--- LISTED RECORDS ---
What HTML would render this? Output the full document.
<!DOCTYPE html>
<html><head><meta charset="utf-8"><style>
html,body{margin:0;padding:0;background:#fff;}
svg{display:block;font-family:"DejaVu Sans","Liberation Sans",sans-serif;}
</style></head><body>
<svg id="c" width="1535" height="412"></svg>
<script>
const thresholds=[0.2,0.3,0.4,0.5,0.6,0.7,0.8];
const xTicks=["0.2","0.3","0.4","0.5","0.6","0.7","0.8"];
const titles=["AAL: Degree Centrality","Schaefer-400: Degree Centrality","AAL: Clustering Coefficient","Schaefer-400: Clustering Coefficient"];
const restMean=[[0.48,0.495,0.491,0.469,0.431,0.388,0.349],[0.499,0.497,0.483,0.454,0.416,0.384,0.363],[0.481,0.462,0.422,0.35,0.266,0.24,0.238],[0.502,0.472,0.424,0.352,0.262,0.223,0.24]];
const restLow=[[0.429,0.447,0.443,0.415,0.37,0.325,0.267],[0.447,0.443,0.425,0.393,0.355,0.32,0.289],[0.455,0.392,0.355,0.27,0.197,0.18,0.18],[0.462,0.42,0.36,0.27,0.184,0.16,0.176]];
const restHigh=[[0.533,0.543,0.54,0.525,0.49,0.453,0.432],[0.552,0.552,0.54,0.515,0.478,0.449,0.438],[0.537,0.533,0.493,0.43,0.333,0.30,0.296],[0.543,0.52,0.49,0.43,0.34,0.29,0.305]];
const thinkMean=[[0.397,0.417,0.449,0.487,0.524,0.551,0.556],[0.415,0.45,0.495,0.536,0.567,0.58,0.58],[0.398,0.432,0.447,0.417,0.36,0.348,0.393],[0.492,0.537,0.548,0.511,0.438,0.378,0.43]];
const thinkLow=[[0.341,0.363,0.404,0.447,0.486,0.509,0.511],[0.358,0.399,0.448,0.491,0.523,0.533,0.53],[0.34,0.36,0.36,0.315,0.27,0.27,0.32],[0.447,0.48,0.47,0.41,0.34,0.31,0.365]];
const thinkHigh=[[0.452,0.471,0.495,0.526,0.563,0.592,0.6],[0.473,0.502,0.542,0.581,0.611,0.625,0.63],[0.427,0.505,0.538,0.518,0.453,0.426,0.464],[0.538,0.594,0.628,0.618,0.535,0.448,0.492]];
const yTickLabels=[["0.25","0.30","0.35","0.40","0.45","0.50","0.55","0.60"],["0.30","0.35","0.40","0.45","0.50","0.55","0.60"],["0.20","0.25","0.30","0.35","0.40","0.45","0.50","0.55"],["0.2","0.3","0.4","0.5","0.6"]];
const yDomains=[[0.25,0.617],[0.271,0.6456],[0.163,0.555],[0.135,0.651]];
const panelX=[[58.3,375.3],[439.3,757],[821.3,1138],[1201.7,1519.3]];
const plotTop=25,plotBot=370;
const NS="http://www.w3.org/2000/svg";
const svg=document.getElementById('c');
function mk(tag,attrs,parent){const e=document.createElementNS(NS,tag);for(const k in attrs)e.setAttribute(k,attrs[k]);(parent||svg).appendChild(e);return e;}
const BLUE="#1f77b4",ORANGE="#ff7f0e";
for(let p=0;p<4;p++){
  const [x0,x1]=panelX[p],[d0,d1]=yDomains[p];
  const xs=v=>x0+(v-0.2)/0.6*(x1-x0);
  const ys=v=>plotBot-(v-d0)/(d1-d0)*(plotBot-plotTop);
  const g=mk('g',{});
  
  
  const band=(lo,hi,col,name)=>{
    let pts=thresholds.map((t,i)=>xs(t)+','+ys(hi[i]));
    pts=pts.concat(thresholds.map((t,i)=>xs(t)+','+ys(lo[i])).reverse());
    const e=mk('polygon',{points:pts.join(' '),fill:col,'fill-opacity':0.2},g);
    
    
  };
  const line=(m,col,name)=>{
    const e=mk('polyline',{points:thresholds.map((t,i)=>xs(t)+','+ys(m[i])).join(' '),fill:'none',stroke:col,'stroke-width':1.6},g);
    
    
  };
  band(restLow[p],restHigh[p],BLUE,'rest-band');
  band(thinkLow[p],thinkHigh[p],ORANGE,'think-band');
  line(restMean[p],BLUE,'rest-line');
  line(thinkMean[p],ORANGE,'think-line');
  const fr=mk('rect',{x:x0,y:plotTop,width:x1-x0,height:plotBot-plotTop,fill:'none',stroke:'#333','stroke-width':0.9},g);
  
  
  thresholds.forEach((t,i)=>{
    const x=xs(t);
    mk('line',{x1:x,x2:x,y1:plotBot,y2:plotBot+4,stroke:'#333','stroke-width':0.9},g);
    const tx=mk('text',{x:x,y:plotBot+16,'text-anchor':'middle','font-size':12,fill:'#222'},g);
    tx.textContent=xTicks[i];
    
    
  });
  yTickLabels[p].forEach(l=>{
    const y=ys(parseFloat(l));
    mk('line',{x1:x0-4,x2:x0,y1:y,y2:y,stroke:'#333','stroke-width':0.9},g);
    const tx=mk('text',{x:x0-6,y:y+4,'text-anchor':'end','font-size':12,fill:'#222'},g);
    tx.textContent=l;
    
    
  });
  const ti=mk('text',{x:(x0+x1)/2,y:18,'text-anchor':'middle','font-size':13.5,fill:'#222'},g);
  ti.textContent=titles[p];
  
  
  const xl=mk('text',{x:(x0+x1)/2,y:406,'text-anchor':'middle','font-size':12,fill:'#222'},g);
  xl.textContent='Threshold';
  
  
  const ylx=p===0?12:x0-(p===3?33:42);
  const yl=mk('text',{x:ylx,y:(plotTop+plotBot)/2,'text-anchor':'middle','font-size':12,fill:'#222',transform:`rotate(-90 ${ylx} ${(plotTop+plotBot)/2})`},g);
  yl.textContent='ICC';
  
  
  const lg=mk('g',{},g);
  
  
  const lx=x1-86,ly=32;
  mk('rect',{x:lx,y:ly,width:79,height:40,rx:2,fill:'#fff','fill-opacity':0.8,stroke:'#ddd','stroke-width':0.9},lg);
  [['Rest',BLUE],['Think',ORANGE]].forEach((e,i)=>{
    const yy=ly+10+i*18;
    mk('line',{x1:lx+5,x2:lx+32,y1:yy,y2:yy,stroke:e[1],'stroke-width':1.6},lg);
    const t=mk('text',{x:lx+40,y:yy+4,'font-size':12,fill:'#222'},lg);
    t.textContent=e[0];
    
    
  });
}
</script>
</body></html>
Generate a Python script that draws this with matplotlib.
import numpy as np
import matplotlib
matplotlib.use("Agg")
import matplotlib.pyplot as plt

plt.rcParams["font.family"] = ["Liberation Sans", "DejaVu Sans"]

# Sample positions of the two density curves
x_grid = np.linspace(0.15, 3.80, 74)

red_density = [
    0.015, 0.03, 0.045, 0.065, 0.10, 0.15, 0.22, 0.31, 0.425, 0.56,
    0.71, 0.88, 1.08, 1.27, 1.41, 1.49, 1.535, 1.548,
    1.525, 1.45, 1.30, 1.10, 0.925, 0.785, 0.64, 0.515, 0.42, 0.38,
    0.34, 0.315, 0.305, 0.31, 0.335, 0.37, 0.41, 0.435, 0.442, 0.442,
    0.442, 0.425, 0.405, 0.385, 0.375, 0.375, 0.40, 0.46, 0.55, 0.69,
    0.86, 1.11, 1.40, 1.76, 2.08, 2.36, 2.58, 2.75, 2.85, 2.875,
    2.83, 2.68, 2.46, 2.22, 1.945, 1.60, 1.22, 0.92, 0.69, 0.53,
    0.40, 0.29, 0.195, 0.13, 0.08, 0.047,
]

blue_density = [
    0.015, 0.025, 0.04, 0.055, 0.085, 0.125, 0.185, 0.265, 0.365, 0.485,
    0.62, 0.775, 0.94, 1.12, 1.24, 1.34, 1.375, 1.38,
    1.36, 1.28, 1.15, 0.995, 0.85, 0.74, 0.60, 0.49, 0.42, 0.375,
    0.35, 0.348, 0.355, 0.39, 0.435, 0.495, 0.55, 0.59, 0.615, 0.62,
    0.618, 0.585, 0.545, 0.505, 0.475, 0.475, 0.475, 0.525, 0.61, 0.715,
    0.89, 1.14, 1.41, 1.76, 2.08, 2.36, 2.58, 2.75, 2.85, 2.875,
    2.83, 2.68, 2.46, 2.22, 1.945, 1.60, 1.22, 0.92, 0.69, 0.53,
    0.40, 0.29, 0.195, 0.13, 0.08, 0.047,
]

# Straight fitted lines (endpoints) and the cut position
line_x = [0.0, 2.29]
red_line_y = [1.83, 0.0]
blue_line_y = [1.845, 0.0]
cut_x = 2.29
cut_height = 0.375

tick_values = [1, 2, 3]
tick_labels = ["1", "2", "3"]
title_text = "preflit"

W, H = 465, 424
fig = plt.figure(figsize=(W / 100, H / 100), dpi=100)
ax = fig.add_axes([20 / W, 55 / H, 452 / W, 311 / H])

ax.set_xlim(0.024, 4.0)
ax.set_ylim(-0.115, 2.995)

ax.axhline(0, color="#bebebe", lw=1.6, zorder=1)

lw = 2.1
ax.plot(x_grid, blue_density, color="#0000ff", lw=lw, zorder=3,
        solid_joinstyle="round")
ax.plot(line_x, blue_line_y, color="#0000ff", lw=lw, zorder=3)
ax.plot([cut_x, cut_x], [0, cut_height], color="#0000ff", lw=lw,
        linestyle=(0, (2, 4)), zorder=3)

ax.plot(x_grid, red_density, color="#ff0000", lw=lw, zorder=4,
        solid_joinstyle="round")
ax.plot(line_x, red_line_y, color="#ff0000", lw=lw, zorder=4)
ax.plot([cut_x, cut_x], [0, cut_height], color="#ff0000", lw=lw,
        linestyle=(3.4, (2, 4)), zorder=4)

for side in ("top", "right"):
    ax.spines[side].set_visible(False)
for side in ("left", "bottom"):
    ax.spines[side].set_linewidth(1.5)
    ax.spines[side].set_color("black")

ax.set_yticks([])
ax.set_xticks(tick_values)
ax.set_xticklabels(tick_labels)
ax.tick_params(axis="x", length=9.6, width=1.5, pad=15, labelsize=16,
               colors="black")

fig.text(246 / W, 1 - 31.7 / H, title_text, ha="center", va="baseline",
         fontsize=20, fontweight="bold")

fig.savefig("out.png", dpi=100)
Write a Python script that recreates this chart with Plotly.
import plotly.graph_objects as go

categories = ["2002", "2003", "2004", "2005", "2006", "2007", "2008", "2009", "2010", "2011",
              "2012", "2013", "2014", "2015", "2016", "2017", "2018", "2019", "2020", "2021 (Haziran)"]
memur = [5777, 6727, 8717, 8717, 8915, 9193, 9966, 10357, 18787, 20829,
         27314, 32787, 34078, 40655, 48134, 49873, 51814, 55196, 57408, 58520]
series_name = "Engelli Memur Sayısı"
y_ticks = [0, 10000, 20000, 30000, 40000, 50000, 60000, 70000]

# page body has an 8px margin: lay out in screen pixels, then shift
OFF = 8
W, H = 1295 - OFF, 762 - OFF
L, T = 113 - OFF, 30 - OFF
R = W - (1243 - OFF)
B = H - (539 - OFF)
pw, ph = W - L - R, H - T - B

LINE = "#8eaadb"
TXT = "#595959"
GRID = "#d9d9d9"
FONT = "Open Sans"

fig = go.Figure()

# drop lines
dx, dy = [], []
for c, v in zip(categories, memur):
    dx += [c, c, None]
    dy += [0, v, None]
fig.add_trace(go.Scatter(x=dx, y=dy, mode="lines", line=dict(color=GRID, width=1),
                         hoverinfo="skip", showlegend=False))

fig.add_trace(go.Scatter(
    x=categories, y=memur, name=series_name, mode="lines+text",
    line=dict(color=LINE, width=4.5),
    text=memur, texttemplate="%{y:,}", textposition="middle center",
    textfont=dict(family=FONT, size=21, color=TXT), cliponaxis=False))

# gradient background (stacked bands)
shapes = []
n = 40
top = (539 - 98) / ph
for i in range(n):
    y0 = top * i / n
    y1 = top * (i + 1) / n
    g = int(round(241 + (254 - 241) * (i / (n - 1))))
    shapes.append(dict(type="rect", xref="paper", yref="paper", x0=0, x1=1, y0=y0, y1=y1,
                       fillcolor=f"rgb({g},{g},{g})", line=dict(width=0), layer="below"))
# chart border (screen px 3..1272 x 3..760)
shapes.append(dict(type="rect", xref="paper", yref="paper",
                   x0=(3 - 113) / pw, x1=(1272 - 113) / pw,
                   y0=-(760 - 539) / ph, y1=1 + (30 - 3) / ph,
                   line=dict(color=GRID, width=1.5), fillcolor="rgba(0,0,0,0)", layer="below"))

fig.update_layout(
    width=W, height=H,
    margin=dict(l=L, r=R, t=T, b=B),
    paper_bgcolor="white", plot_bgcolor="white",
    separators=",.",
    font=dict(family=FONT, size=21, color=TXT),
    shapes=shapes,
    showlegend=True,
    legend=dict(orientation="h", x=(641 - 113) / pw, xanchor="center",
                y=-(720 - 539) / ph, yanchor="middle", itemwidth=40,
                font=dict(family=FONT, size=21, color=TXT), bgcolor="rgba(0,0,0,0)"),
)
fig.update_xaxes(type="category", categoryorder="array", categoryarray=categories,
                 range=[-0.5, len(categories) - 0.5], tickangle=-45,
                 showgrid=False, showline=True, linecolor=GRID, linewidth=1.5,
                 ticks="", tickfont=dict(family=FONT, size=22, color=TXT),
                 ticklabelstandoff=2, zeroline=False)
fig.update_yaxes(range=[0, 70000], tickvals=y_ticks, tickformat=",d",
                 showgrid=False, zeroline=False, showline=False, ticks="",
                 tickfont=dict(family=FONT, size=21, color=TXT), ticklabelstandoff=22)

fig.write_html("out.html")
---
Pick out every line of the listing containing the word "Python", and show those lines.

Generate a Python script that draws this with matplotlib.
Write a Python script that recreates this chart with Plotly.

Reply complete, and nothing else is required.